Author: Kanyoma, Edwin Elliya Supervisor(s): Ephraim Chirwa
Abstract
Barely five years after its inception, the privatisation programme in Malawi was temporarily suspended in 2001. Government decided to suspend the program after the public questioned the benefits and expressed the fears of the negative impact of privatisation. This study contributes to the few available literature on the impact of privatisation in Malawi. This dissertation evaluates the impact of privatisation on the financial performance and operating efficiency of four privatised banks, one private bank and one state-owned bank, using panel data covering the period from 1994 to 2004. The dissertation specifically investigates the impact of bank privatisation on profitability, operating efficiency, investment intensity, output and employment. The hypotheses, were tested using statistical analysis and estimation of an econometric equation using Feasible Generalized Least Squares (FGLS) method.

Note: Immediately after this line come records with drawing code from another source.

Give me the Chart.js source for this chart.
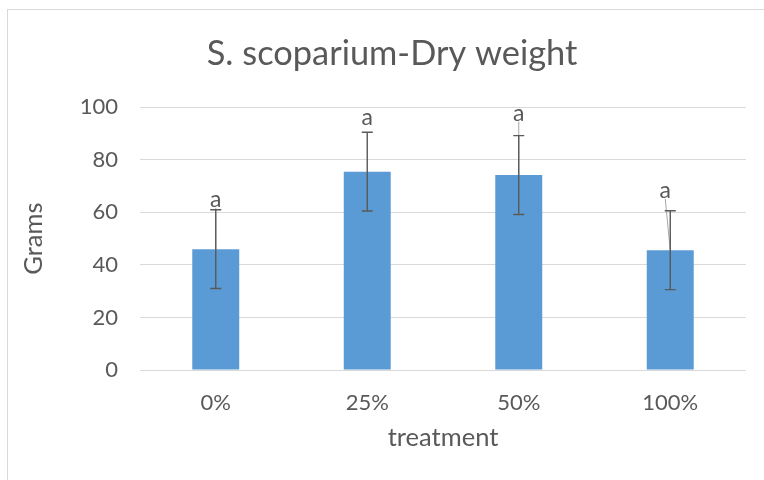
<!DOCTYPE html>
<html>
<head>
<meta charset="utf-8">
<script src="https://cdn.jsdelivr.net/npm/chart.js@4/dist/chart.umd.min.js"></script>
<style>
  html,body{margin:0;padding:0;background:#fff;overflow:hidden}
  #frame{position:absolute;left:7px;top:9px;width:900px;height:600px;border:1px solid #d9d9d9}
  #wrap{position:absolute;left:0;top:0;width:764px;height:480px}
</style>
</head>
<body>
<div id="frame"></div>
<div id="wrap"><canvas id="chart" width="764" height="480"></canvas></div>
<script>
// data
const treatments = ['0%','25%','50%','100%'];
const dryWeight = [46.0, 75.5, 74.2, 45.6];
const stdError = [15.0, 15.0, 15.0, 15.0];
const letters = ['a','a','a','a'];
const yTicks = [0,20,40,60,80,100];

const FONT = 'Lato, "Open Sans", sans-serif';
const TXT = '#595959';

// error bars + significance letters (Excel style)
const errorBars = {
  id:'errorBars',
  afterDatasetsDraw(chart, args, opts){
    const {ctx, scales:{y}} = chart;
    const meta = chart.getDatasetMeta(0);
    ctx.save();
    meta.data.forEach((bar, i) => {
      const cx = bar.x;
      const top = y.getPixelForValue(dryWeight[i] + stdError[i]);
      const bot = y.getPixelForValue(dryWeight[i] - stdError[i]);
      const off = opts.labelOffsets[i];
      const lx = cx + off.x, ly = top + off.y;
      // leader line from label to bar top
      if (opts.leaders[i]) {
        ctx.strokeStyle = '#a6a6a6';
        ctx.lineWidth = 1;
        ctx.beginPath();
        ctx.moveTo(lx, ly + 8);
        ctx.lineTo(cx, bar.y);
        ctx.stroke();
      }
      ctx.strokeStyle = '#595959';
      ctx.lineWidth = 1.4;
      ctx.beginPath();
      ctx.moveTo(cx, top); ctx.lineTo(cx, bot);
      ctx.moveTo(cx - 5.5, top); ctx.lineTo(cx + 5.5, top);
      ctx.moveTo(cx - 5.5, bot); ctx.lineTo(cx + 5.5, bot);
      ctx.stroke();
      ctx.fillStyle = TXT;
      ctx.font = '23px ' + FONT;
      ctx.textAlign = 'center';
      ctx.textBaseline = 'middle';
      ctx.fillText(letters[i], lx, ly);
    });
    ctx.restore();
  }
};

new Chart(document.getElementById('chart'), {
  type:'bar',
  data:{
    labels: treatments,
    datasets:[{
      data: dryWeight,
      backgroundColor:'#5b9bd5',
      borderWidth:0,
      barPercentage:0.31,
      categoryPercentage:1
    }]
  },
  options:{
    responsive:false,
    animation:false,
    // left padding keeps the title centred like the original
    layout:{padding:{left:38,right:18,top:0,bottom:0}},
    plugins:{
      legend:{display:false},
      tooltip:{enabled:false},
      title:{display:true,text:'S. scoparium-Dry weight',color:TXT,
        font:{family:FONT,size:34.4,weight:'normal'},padding:{top:33,bottom:33}},
      errorBars:{
        labelOffsets:[{x:0,y:-10},{x:0,y:-15},{x:0,y:-22},{x:-5,y:-20}],
        leaders:[true,false,true,true]
      }
    },
    scales:{
      x:{
        grid:{display:false,drawTicks:false},
        border:{display:false},
        ticks:{color:TXT,padding:20,font:{family:FONT,size:22}},
        title:{display:true,text:'treatment',color:TXT,font:{family:FONT,size:25.5},padding:{top:0,bottom:27}},
        afterFit(s){ s.height = 110; }
      },
      y:{
        min:0,max:100,
        afterBuildTicks(s){ s.ticks = yTicks.map(v => ({value:v})); },
        grid:{color:'#d9d9d9',lineWidth:1,drawTicks:false},
        border:{display:false},
        ticks:{color:TXT,padding:22,font:{family:FONT,size:22}},
        title:{display:true,text:'Grams',color:TXT,font:{family:FONT,size:25.5},padding:{top:-20,bottom:0}},
        afterFit(s){ s.width = 102; }
      }
    }
  },
  plugins:[errorBars]
});
</script>
</body>
</html>
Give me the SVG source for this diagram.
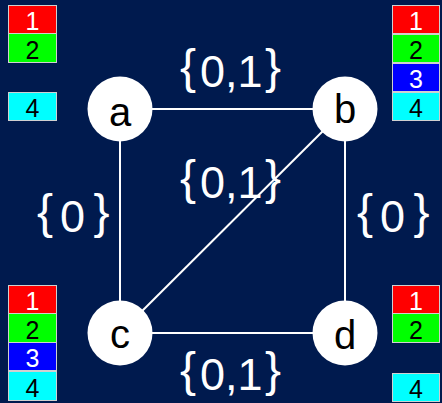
<svg xmlns="http://www.w3.org/2000/svg" width="442" height="403" viewBox="0 0 442 403">
<style>
.bg{fill:#001a4e}
.edge{stroke:#fff;stroke-width:2;fill:none}
.node circle{fill:#fff}
.node text{font-family:"Liberation Sans",Arial,sans-serif;font-size:40px;fill:#000;text-anchor:middle}
.lbl{font-family:"Liberation Sans",Arial,sans-serif;font-size:45px;fill:#fff}
.br{font-size:48px}
.box rect{stroke:#d0d0d0;stroke-width:1}
.box text{font-family:"Liberation Sans",Arial,sans-serif;font-size:25px;text-anchor:middle}
.r{fill:#ff0000}.g{fill:#00ff00}.b{fill:#0000ff}.c{fill:#00ffff}
.tw{fill:#fff}.tk{fill:#000}
</style>
<rect class="bg" x="0" y="0" width="442" height="403"/>
<g id="connectors">
<line class="edge" x1="120" y1="109" x2="345" y2="109"/>
<line class="edge" x1="120" y1="109" x2="120" y2="333"/>
<line class="edge" x1="345" y1="109" x2="345" y2="333"/>
<line class="edge" x1="120" y1="333" x2="345" y2="333"/>
<line class="edge" x1="345" y1="109" x2="120" y2="333"/>
</g>
<g id="edge-labels">
<text class="lbl"><tspan class="br" x="180" y="83">{</tspan><tspan x="200" y="87">0,1</tspan><tspan class="br" x="265" y="83">}</tspan></text>
<text class="lbl"><tspan class="br" x="180" y="194">{</tspan><tspan x="200" y="198">0,1</tspan><tspan class="br" x="265" y="194">}</tspan></text>
<text class="lbl"><tspan class="br" x="180" y="386">{</tspan><tspan x="200" y="390">0,1</tspan><tspan class="br" x="265" y="386">}</tspan></text>
<text class="lbl"><tspan class="br" x="37" y="228">{</tspan><tspan x="60" y="232">0</tspan><tspan class="br" x="93.5" y="228">}</tspan></text>
<text class="lbl"><tspan class="br" x="357" y="228">{</tspan><tspan x="380" y="232">0</tspan><tspan class="br" x="413.5" y="228">}</tspan></text>
</g>
<g id="node-a" class="node"><circle cx="120" cy="109" r="32.5"/><text x="120" y="126">a</text></g>
<g id="node-b" class="node"><circle cx="345" cy="109" r="32.5"/><text x="345" y="123">b</text></g>
<g id="node-c" class="node"><circle cx="120" cy="333" r="32.5"/><text x="120" y="348">c</text></g>
<g id="node-d" class="node"><circle cx="345" cy="333" r="32.5"/><text x="345" y="349">d</text></g>
<g id="colors-a" class="box">
<rect class="r" x="8.5" y="5.5" width="48" height="28"/><text class="tw" x="32.5" y="30">1</text>
<rect class="g" x="8.5" y="33.5" width="48" height="29"/><text class="tk" x="32.5" y="59">2</text>
<rect class="c" x="8.5" y="92.5" width="48" height="28"/><text class="tk" x="32.5" y="117">4</text>
</g>
<g id="colors-b" class="box">
<rect class="r" x="392.5" y="5.5" width="47" height="28"/><text class="tw" x="416" y="30">1</text>
<rect class="g" x="392.5" y="34.5" width="47" height="28"/><text class="tk" x="416" y="59">2</text>
<rect class="b" x="392.5" y="63.5" width="47" height="28"/><text class="tw" x="416" y="88">3</text>
<rect class="c" x="392.5" y="92.5" width="47" height="28"/><text class="tk" x="416" y="117">4</text>
</g>
<g id="colors-c" class="box">
<rect class="r" x="8.5" y="285.5" width="48" height="28"/><text class="tw" x="32.5" y="310">1</text>
<rect class="g" x="8.5" y="313.5" width="48" height="29"/><text class="tk" x="32.5" y="339">2</text>
<rect class="b" x="8.5" y="342.5" width="48" height="28"/><text class="tw" x="32.5" y="367">3</text>
<rect class="c" x="8.5" y="371.5" width="48" height="29"/><text class="tk" x="32.5" y="397">4</text>
</g>
<g id="colors-d" class="box">
<rect class="r" x="392.5" y="285.5" width="47" height="28"/><text class="tw" x="416" y="310">1</text>
<rect class="g" x="392.5" y="313.5" width="47" height="29"/><text class="tk" x="416" y="339">2</text>
<rect class="c" x="392.5" y="373.5" width="47" height="28"/><text class="tk" x="416" y="398">4</text>
</g>
</svg>
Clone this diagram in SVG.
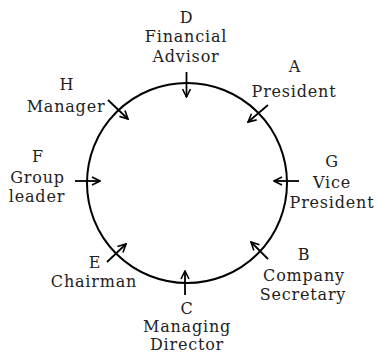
<svg xmlns="http://www.w3.org/2000/svg" width="378" height="354" viewBox="0 0 378 354">
<defs>
<marker id="ah" viewBox="0 0 10 10" refX="9" refY="5" markerWidth="10" markerHeight="10" markerUnits="userSpaceOnUse" orient="auto">
<path d="M1,1 L9,5 L1,9" fill="none" stroke="#000" stroke-width="1.6"/>
</marker>
<style>
text{font-family:"DejaVu Serif","Liberation Serif",serif;font-size:16px;letter-spacing:0.8px;fill:#222;text-anchor:middle}
.arr{stroke:#000;stroke-width:1.8;fill:none;marker-end:url(#ah)}
</style>
</defs>
<rect width="378" height="354" fill="#fff"/>
<g id="circle"><circle cx="187" cy="183" r="100" fill="none" stroke="#000" stroke-width="2"/></g>
<g id="connectors">
<line class="arr" x1="186.5" y1="72" x2="186.5" y2="97"/>
<line class="arr" x1="268" y1="105" x2="248" y2="122"/>
<line class="arr" x1="299" y1="181" x2="274" y2="181"/>
<line class="arr" x1="268" y1="259" x2="251" y2="242"/>
<line class="arr" x1="185" y1="295" x2="185" y2="271"/>
<line class="arr" x1="107" y1="262" x2="126" y2="244"/>
<line class="arr" x1="75" y1="181" x2="100" y2="181"/>
<line class="arr" x1="108" y1="100" x2="128" y2="119"/>
</g>
<g id="D"><text x="186.5" y="23">D</text><text x="186" y="42">Financial</text><text x="186" y="62">Advisor</text></g>
<g id="A"><text x="295" y="72">A</text><text x="294" y="97">President</text></g>
<g id="G"><text x="332" y="167">G</text><text x="332" y="188">Vice</text><text x="332" y="208">President</text></g>
<g id="B"><text x="304" y="260">B</text><text x="304" y="281">Company</text><text x="303" y="300">Secretary</text></g>
<g id="C"><text x="187" y="314">C</text><text x="187" y="332">Managing</text><text x="187" y="350">Director</text></g>
<g id="E"><text x="95" y="268">E</text><text x="94" y="287">Chairman</text></g>
<g id="F"><text x="38" y="162">F</text><text x="37.5" y="183">Group</text><text x="37" y="202">leader</text></g>
<g id="H"><text x="67" y="90">H</text><text x="66" y="112">Manager</text></g>
</svg>
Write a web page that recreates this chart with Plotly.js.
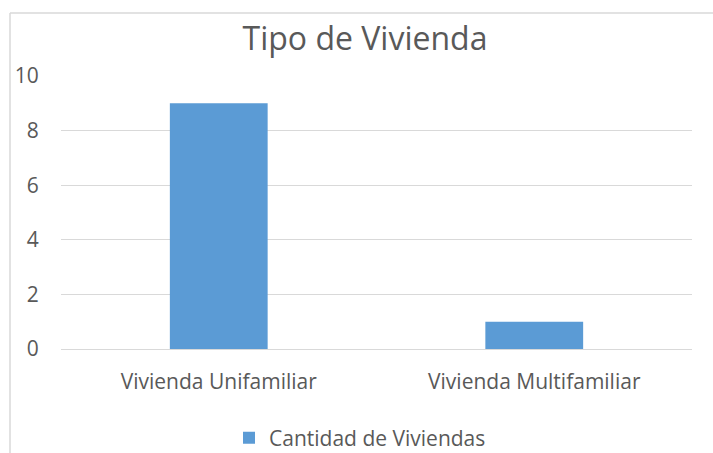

The results of our empirical analysis show that there is no significant evidence that bank privatisation in Malawi is associated with high profitability, high output, improved net income efficiency, low deposits-assets ratio and low employment levels. We find significant evidence that investment intensity and gross labour productivity increased in the post privatisation period. Using regression analysis of the determinants of bank profitability, we find that bank privatisation in Malawi is associated with low profitability and that other factors which include state ownership and market share, significantly impact on bank profitability. We also find privatisation has industry effects.